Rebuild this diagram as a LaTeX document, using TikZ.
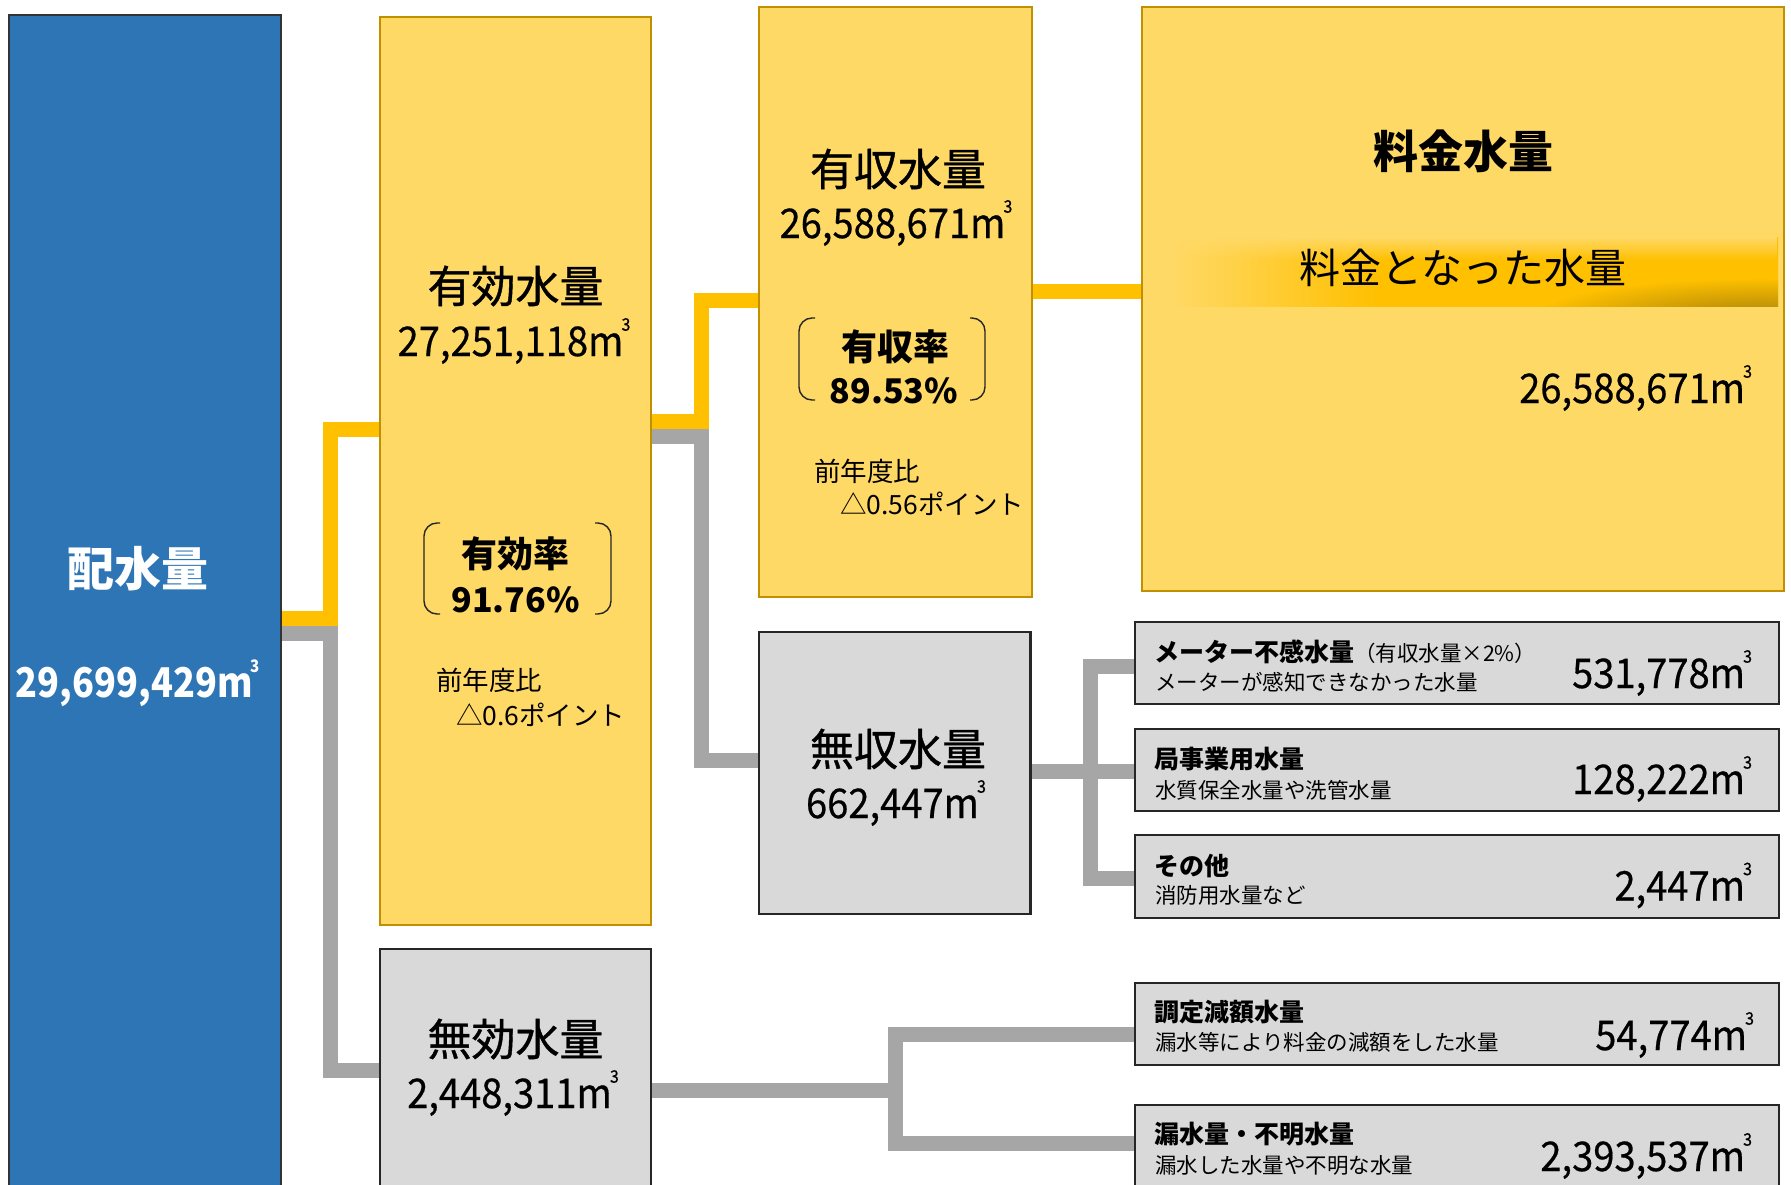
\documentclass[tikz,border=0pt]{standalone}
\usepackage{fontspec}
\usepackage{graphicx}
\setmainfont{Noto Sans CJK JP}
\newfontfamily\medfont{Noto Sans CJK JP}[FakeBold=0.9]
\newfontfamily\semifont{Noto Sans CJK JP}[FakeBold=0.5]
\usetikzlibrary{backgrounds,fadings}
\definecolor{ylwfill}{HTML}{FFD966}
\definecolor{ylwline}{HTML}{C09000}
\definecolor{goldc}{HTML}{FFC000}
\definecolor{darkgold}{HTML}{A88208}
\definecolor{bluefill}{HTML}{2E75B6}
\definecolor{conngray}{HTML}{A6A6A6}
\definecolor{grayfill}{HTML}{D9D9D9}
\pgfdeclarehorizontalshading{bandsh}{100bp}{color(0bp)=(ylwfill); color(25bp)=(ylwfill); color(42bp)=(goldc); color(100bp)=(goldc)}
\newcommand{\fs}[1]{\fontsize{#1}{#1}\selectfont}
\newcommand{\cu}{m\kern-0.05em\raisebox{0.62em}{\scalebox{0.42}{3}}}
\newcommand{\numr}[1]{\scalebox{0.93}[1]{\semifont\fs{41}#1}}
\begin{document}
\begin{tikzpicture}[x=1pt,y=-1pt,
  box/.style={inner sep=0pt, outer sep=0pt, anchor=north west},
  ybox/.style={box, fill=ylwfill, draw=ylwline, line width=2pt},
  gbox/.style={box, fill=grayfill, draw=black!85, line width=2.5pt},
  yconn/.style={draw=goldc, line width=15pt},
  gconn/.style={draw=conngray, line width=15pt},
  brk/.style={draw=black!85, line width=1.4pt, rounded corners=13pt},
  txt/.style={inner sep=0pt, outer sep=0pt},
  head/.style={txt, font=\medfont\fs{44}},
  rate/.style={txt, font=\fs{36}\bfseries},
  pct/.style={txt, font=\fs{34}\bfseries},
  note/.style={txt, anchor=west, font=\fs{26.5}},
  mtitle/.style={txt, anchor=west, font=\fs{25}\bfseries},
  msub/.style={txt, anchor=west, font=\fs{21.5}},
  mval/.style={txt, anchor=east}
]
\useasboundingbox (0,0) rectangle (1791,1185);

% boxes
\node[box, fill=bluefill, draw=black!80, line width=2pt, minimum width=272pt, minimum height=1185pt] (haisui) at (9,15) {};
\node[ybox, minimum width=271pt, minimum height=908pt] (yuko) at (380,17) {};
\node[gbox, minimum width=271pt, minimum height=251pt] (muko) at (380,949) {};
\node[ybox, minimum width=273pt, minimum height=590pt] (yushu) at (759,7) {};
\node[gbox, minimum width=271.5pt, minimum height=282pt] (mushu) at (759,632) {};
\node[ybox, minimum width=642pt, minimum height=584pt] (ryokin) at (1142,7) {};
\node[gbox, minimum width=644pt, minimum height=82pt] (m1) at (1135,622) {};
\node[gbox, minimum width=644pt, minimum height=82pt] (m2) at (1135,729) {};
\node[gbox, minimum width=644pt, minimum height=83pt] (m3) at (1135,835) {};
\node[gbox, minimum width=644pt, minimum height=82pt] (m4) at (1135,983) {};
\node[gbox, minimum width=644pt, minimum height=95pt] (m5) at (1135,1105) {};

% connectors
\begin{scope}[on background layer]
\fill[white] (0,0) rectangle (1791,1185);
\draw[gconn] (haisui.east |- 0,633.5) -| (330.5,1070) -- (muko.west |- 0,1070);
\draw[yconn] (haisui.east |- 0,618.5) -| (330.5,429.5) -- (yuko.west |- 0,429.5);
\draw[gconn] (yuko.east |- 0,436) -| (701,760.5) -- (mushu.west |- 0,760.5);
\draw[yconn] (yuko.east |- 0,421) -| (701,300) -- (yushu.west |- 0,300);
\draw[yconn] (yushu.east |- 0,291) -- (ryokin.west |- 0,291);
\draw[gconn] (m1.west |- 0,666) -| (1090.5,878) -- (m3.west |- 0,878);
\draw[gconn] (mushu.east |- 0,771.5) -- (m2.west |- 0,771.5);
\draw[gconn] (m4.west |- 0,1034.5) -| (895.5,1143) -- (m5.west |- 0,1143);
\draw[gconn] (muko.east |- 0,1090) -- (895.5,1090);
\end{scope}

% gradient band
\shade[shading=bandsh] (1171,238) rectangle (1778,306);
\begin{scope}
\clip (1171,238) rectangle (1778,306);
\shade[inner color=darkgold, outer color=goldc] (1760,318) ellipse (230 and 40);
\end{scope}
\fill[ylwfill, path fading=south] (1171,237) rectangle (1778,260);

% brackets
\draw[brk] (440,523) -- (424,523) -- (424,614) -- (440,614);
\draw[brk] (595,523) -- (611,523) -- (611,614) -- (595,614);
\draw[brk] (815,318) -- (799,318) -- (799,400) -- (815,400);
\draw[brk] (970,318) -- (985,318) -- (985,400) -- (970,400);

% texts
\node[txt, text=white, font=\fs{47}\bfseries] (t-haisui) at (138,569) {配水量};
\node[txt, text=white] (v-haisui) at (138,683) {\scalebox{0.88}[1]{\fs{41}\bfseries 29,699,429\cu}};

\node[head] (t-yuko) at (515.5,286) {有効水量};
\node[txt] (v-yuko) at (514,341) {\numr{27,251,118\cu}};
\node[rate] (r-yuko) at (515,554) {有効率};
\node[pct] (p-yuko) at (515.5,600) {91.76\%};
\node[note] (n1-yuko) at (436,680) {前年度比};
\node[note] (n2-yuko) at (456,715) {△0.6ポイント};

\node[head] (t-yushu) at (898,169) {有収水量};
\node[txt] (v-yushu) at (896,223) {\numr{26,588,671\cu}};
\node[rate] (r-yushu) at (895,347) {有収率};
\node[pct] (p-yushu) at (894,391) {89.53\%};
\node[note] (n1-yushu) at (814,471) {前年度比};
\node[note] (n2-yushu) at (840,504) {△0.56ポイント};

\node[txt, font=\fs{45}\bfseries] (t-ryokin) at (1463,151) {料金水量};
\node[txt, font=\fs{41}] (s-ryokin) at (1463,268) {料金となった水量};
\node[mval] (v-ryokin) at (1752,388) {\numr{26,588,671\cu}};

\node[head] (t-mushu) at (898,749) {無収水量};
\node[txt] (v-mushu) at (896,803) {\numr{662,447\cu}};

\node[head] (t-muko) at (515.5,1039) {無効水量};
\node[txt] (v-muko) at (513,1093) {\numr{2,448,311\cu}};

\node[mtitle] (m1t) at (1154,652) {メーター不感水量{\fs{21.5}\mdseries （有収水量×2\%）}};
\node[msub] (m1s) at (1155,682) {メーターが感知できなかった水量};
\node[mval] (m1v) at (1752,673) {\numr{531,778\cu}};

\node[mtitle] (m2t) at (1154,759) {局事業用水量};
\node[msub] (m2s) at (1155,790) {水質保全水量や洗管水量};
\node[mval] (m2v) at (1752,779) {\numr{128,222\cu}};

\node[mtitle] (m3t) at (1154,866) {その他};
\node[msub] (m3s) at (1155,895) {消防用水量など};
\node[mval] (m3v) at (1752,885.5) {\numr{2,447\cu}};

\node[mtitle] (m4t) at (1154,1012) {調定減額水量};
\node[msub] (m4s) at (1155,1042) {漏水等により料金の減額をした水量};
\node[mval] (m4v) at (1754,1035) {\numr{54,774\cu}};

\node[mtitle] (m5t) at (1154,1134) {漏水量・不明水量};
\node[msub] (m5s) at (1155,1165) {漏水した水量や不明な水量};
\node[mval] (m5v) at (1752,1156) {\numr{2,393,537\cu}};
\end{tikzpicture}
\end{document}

-- Instructions for the task --
Ignore the images and quote every line of the listing exactly.

-- Task solution --
Rebuild this diagram as a LaTeX document, using TikZ.
\documentclass[tikz,border=0pt]{standalone}
\usepackage{fontspec}
\usepackage{graphicx}
\setmainfont{Noto Sans CJK JP}
\newfontfamily\medfont{Noto Sans CJK JP}[FakeBold=0.9]
\newfontfamily\semifont{Noto Sans CJK JP}[FakeBold=0.5]
\usetikzlibrary{backgrounds,fadings}
\definecolor{ylwfill}{HTML}{FFD966}
\definecolor{ylwline}{HTML}{C09000}
\definecolor{goldc}{HTML}{FFC000}
\definecolor{darkgold}{HTML}{A88208}
\definecolor{bluefill}{HTML}{2E75B6}
\definecolor{conngray}{HTML}{A6A6A6}
\definecolor{grayfill}{HTML}{D9D9D9}
\pgfdeclarehorizontalshading{bandsh}{100bp}{color(0bp)=(ylwfill); color(25bp)=(ylwfill); color(42bp)=(goldc); color(100bp)=(goldc)}
\newcommand{\fs}[1]{\fontsize{#1}{#1}\selectfont}
\newcommand{\cu}{m\kern-0.05em\raisebox{0.62em}{\scalebox{0.42}{3}}}
\newcommand{\numr}[1]{\scalebox{0.93}[1]{\semifont\fs{41}#1}}
\begin{document}
\begin{tikzpicture}[x=1pt,y=-1pt,
  box/.style={inner sep=0pt, outer sep=0pt, anchor=north west},
  ybox/.style={box, fill=ylwfill, draw=ylwline, line width=2pt},
  gbox/.style={box, fill=grayfill, draw=black!85, line width=2.5pt},
  yconn/.style={draw=goldc, line width=15pt},
  gconn/.style={draw=conngray, line width=15pt},
  brk/.style={draw=black!85, line width=1.4pt, rounded corners=13pt},
  txt/.style={inner sep=0pt, outer sep=0pt},
  head/.style={txt, font=\medfont\fs{44}},
  rate/.style={txt, font=\fs{36}\bfseries},
  pct/.style={txt, font=\fs{34}\bfseries},
  note/.style={txt, anchor=west, font=\fs{26.5}},
  mtitle/.style={txt, anchor=west, font=\fs{25}\bfseries},
  msub/.style={txt, anchor=west, font=\fs{21.5}},
  mval/.style={txt, anchor=east}
]
\useasboundingbox (0,0) rectangle (1791,1185);

% boxes
\node[box, fill=bluefill, draw=black!80, line width=2pt, minimum width=272pt, minimum height=1185pt] (haisui) at (9,15) {};
\node[ybox, minimum width=271pt, minimum height=908pt] (yuko) at (380,17) {};
\node[gbox, minimum width=271pt, minimum height=251pt] (muko) at (380,949) {};
\node[ybox, minimum width=273pt, minimum height=590pt] (yushu) at (759,7) {};
\node[gbox, minimum width=271.5pt, minimum height=282pt] (mushu) at (759,632) {};
\node[ybox, minimum width=642pt, minimum height=584pt] (ryokin) at (1142,7) {};
\node[gbox, minimum width=644pt, minimum height=82pt] (m1) at (1135,622) {};
\node[gbox, minimum width=644pt, minimum height=82pt] (m2) at (1135,729) {};
\node[gbox, minimum width=644pt, minimum height=83pt] (m3) at (1135,835) {};
\node[gbox, minimum width=644pt, minimum height=82pt] (m4) at (1135,983) {};
\node[gbox, minimum width=644pt, minimum height=95pt] (m5) at (1135,1105) {};

% connectors
\begin{scope}[on background layer]
\fill[white] (0,0) rectangle (1791,1185);
\draw[gconn] (haisui.east |- 0,633.5) -| (330.5,1070) -- (muko.west |- 0,1070);
\draw[yconn] (haisui.east |- 0,618.5) -| (330.5,429.5) -- (yuko.west |- 0,429.5);
\draw[gconn] (yuko.east |- 0,436) -| (701,760.5) -- (mushu.west |- 0,760.5);
\draw[yconn] (yuko.east |- 0,421) -| (701,300) -- (yushu.west |- 0,300);
\draw[yconn] (yushu.east |- 0,291) -- (ryokin.west |- 0,291);
\draw[gconn] (m1.west |- 0,666) -| (1090.5,878) -- (m3.west |- 0,878);
\draw[gconn] (mushu.east |- 0,771.5) -- (m2.west |- 0,771.5);
\draw[gconn] (m4.west |- 0,1034.5) -| (895.5,1143) -- (m5.west |- 0,1143);
\draw[gconn] (muko.east |- 0,1090) -- (895.5,1090);
\end{scope}

% gradient band
\shade[shading=bandsh] (1171,238) rectangle (1778,306);
\begin{scope}
\clip (1171,238) rectangle (1778,306);
\shade[inner color=darkgold, outer color=goldc] (1760,318) ellipse (230 and 40);
\end{scope}
\fill[ylwfill, path fading=south] (1171,237) rectangle (1778,260);

% brackets
\draw[brk] (440,523) -- (424,523) -- (424,614) -- (440,614);
\draw[brk] (595,523) -- (611,523) -- (611,614) -- (595,614);
\draw[brk] (815,318) -- (799,318) -- (799,400) -- (815,400);
\draw[brk] (970,318) -- (985,318) -- (985,400) -- (970,400);

% texts
\node[txt, text=white, font=\fs{47}\bfseries] (t-haisui) at (138,569) {配水量};
\node[txt, text=white] (v-haisui) at (138,683) {\scalebox{0.88}[1]{\fs{41}\bfseries 29,699,429\cu}};

\node[head] (t-yuko) at (515.5,286) {有効水量};
\node[txt] (v-yuko) at (514,341) {\numr{27,251,118\cu}};
\node[rate] (r-yuko) at (515,554) {有効率};
\node[pct] (p-yuko) at (515.5,600) {91.76\%};
\node[note] (n1-yuko) at (436,680) {前年度比};
\node[note] (n2-yuko) at (456,715) {△0.6ポイント};

\node[head] (t-yushu) at (898,169) {有収水量};
\node[txt] (v-yushu) at (896,223) {\numr{26,588,671\cu}};
\node[rate] (r-yushu) at (895,347) {有収率};
\node[pct] (p-yushu) at (894,391) {89.53\%};
\node[note] (n1-yushu) at (814,471) {前年度比};
\node[note] (n2-yushu) at (840,504) {△0.56ポイント};

\node[txt, font=\fs{45}\bfseries] (t-ryokin) at (1463,151) {料金水量};
\node[txt, font=\fs{41}] (s-ryokin) at (1463,268) {料金となった水量};
\node[mval] (v-ryokin) at (1752,388) {\numr{26,588,671\cu}};

\node[head] (t-mushu) at (898,749) {無収水量};
\node[txt] (v-mushu) at (896,803) {\numr{662,447\cu}};

\node[head] (t-muko) at (515.5,1039) {無効水量};
\node[txt] (v-muko) at (513,1093) {\numr{2,448,311\cu}};

\node[mtitle] (m1t) at (1154,652) {メーター不感水量{\fs{21.5}\mdseries （有収水量×2\%）}};
\node[msub] (m1s) at (1155,682) {メーターが感知できなかった水量};
\node[mval] (m1v) at (1752,673) {\numr{531,778\cu}};

\node[mtitle] (m2t) at (1154,759) {局事業用水量};
\node[msub] (m2s) at (1155,790) {水質保全水量や洗管水量};
\node[mval] (m2v) at (1752,779) {\numr{128,222\cu}};

\node[mtitle] (m3t) at (1154,866) {その他};
\node[msub] (m3s) at (1155,895) {消防用水量など};
\node[mval] (m3v) at (1752,885.5) {\numr{2,447\cu}};

\node[mtitle] (m4t) at (1154,1012) {調定減額水量};
\node[msub] (m4s) at (1155,1042) {漏水等により料金の減額をした水量};
\node[mval] (m4v) at (1754,1035) {\numr{54,774\cu}};

\node[mtitle] (m5t) at (1154,1134) {漏水量・不明水量};
\node[msub] (m5s) at (1155,1165) {漏水した水量や不明な水量};
\node[mval] (m5v) at (1752,1156) {\numr{2,393,537\cu}};
\end{tikzpicture}
\end{document}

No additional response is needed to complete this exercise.